On February 1, 1960, Joseph McNeil, Franklin McCain, David Richmond and Ezell Blair, four black college students from North Carolina Agricultural and Technical State University, sat down at a “whites only” lunch counter at the Woolworth’s in Greensboro, North Carolina, and “refused to move.” After several days and without serious incident, Woolworth submitted to desegregate the lunch counter. These four college students ignited a movement that rippled across the South and gave hope to some of the older activists, like Ella Baker, who saw potential in the vigor of the growing student sit-in movement, the potential for something more grandiose, maybe even perhaps, as historian Ransby describes, “a new type of leadership” within the Black Freedom Movement. According to Ransby, Baker took immediate action and brought the students together on Easter weekend, 1960, to discuss (she hoped) future militant action and developing an independent organization of young people. The Southwide Student Leadership Conference on Nonviolent Resistance to Segregation was a huge success. The gathering took place at Shaw University, Baker’s alma mater, attracting more than 200 student participants; even those who wanted to protect their own local autonomy were curious to hear what others had to say.

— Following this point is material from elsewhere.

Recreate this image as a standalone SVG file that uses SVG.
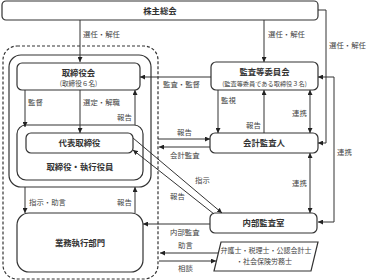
<svg xmlns="http://www.w3.org/2000/svg" width="372" height="280" viewBox="0 0 372 280">
<defs>
<marker id="ah" viewBox="0 0 5 5" refX="5" refY="2.5" markerWidth="5" markerHeight="5" markerUnits="userSpaceOnUse" orient="auto-start-reverse">
<path d="M0,0 L5,2.5 L0,5 z" fill="#222"/>
</marker>
</defs>
<style>
.box{fill:#fff;stroke:#333;stroke-width:1.2}
.frame{fill:none;stroke:#333;stroke-width:1.2}
.dash{fill:none;stroke:#333;stroke-width:1.2;stroke-dasharray:3 2}
.t{font-family:"Noto Sans CJK JP","Noto Sans",sans-serif;font-size:8.4px;font-weight:bold;fill:#333;text-anchor:middle}
.s{font-family:"Noto Sans CJK JP","Noto Sans",sans-serif;font-size:6.6px;fill:#444;text-anchor:middle}
.l{font-family:"Noto Sans CJK JP","Noto Sans",sans-serif;font-size:7.4px;fill:#444}
.c{fill:none;stroke:#333;stroke-width:1}
.a{marker-end:url(#ah)}
.d{marker-start:url(#ah);marker-end:url(#ah)}
</style>
<g id="group-frame">
<rect class="dash" x="3" y="46" width="155" height="233" rx="14"/>
</g>
<g id="node-kabunushi">
<rect class="box" x="2" y="1" width="316" height="19" rx="4"/>
<text class="t" x="160" y="13.5">株主総会</text>
</g>
<g id="node-torishimariyaku-shikkoyakuin">
<rect class="frame" x="9" y="55" width="142" height="132" rx="12"/>
<rect class="frame" x="17" y="125" width="126" height="55" rx="9"/>
<text class="t" x="80" y="170">取締役・執行役員</text>
</g>
<g id="node-torishimariyakukai">
<rect class="box" x="17" y="63" width="123" height="27" rx="5"/>
<text class="t" x="78.5" y="75.5">取締役会</text>
<text class="s" x="78.5" y="85.5">(取締役６名)</text>
</g>
<g id="node-daihyo">
<rect class="box" x="26" y="133" width="107" height="20" rx="5"/>
<text class="t" x="79.5" y="146">代表取締役</text>
</g>
<g id="node-gyomu">
<rect class="box" x="17" y="213" width="126" height="59" rx="12"/>
<text class="t" x="80" y="246">業務執行部門</text>
</g>
<g id="node-kansatou">
<rect class="box" x="211" y="62" width="107" height="28" rx="5"/>
<text class="t" x="264.5" y="75">監査等委員会</text>
<text class="s" x="264.5" y="85.5" style="font-size:6.2px">(監査等委員である取締役３名)</text>
</g>
<g id="node-kaikei">
<rect class="box" x="210" y="133" width="108" height="20" rx="5"/>
<text class="t" x="264" y="146">会計監査人</text>
</g>
<g id="node-naibu">
<rect class="box" x="210" y="213" width="107" height="20" rx="5"/>
<text class="t" x="263.5" y="226">内部監査室</text>
</g>
<g id="node-senmonka">
<polygon class="box" points="221,242 318,242 311,271 214,271"/>
<text class="s" x="266" y="253" style="font-size:7px">弁護士・税理士・公認会計士</text>
<text class="s" x="264" y="264" style="font-size:7px">・社会保険労務士</text>
</g>
<g id="connectors">
<path class="c a" d="M80,20 V62"/>
<path class="c a" d="M264,20 V62"/>
<path class="c a" d="M318,10 H326 V143 H318"/>
<path class="c d" d="M318,77 H334 V222 H318"/>
<path class="c a" d="M211,77 H140"/>
<path class="c a" d="M218,90 V133"/>
<path class="c a" d="M264,133 V90"/>
<path class="c d" d="M310,90 V133"/>
<path class="c d" d="M310,153 V213"/>
<path class="c a" d="M158,139 H210"/>
<path class="c a" d="M210,147 H159"/>
<path class="c a" d="M133,138 L222,213"/>
<path class="c a" d="M214,214 L133,150"/>
<path class="c a" d="M210,224 H143"/>
<path class="c a" d="M218,253 H160"/>
<path class="c a" d="M159,261 H216"/>
<path class="c a" d="M25,90 V127"/>
<path class="c a" d="M80,90 V133"/>
<path class="c a" d="M135,125 V90"/>
<path class="c a" d="M25,187 V213"/>
<path class="c a" d="M135,213 V187"/>
<text class="l" x="83" y="37">選任・解任</text>
<text class="l" x="268" y="37">選任・解任</text>
<text class="l" x="329" y="48">選任・解任</text>
<text class="l" x="337" y="155">連携</text>
<text class="l" x="163" y="87">監査・監督</text>
<text class="l" x="28" y="105">監督</text>
<text class="l" x="83" y="105">選定・解職</text>
<text class="l" x="117" y="120">報告</text>
<text class="l" x="221" y="103">監視</text>
<text class="l" x="246" y="128">報告</text>
<text class="l" x="292" y="116">連携</text>
<text class="l" x="177" y="135">報告</text>
<text class="l" x="170" y="158">会計監査</text>
<text class="l" x="292" y="186">連携</text>
<text class="l" x="195" y="183">指示</text>
<text class="l" x="170" y="199">報告</text>
<text class="l" x="29" y="205">指示・助言</text>
<text class="l" x="117" y="205">報告</text>
<text class="l" x="170" y="235">内部監査</text>
<text class="l" x="178" y="248">助言</text>
<text class="l" x="178" y="271">相談</text>
</g>
</svg>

The celebrity of Martin Luther King Jr. attracted many of the 200 student participants when they heard the news he was going to be speaking at the event. However, we must avoid compartmentalizing the narrative of the Civil Rights Movement as a series of nonviolent protests led by charismatic ministers. Not all leaders are necessarily charismatic or popular. Consider historian Ransby’s interesting distinction between King and Baker and the students who would eventually formed SNCC. According to Ransby, despite most of the student activists having never heard of Ella Baker before the Shaw meeting, “It was [Baker], more than King, [who] became the decisive force in their collective political future.” It was Baker who nurtured the student movement. It was Baker who offered the sit-in leaders what would become their signature model of organizing. It was Baker, not King, who taught the students the meaning of self-determination rooted in organizing communities into testing the limits of oppression and to withstand violence at the hands of white supremacy, in places where the people had the hardest lives, places in Mississippi with the “greatest direst need,” places such as: Cleveland, McComb, Greenwood, and eventually Ruleville.
Ella Jo Baker was involved with many organizations and movements, including the Mississippi Freedom Democratic Party, but her involvement with SNCC had the most the impact. Victoria Adams remembers meeting Ella Baker and feeling as if “we had always known each other. She was never a stranger, somebody I had to get to know. She was a very little figure, with a very strong and imposing voice.” Even now, those who survive today remember Ella Baker as a master teacher who inspired the way they fought the Black Freedom Movement, because, just as Adams often said, “the [real] strength with the Civil Rights Movement was in the fact that there were so many local people involved, [doing] the day-to-day work. Local people made the difference.” Ella Baker taught activist like Adams to “get to know everyday people,” because everyone had something to offer and if you have strong people, you don’t need strong leaders.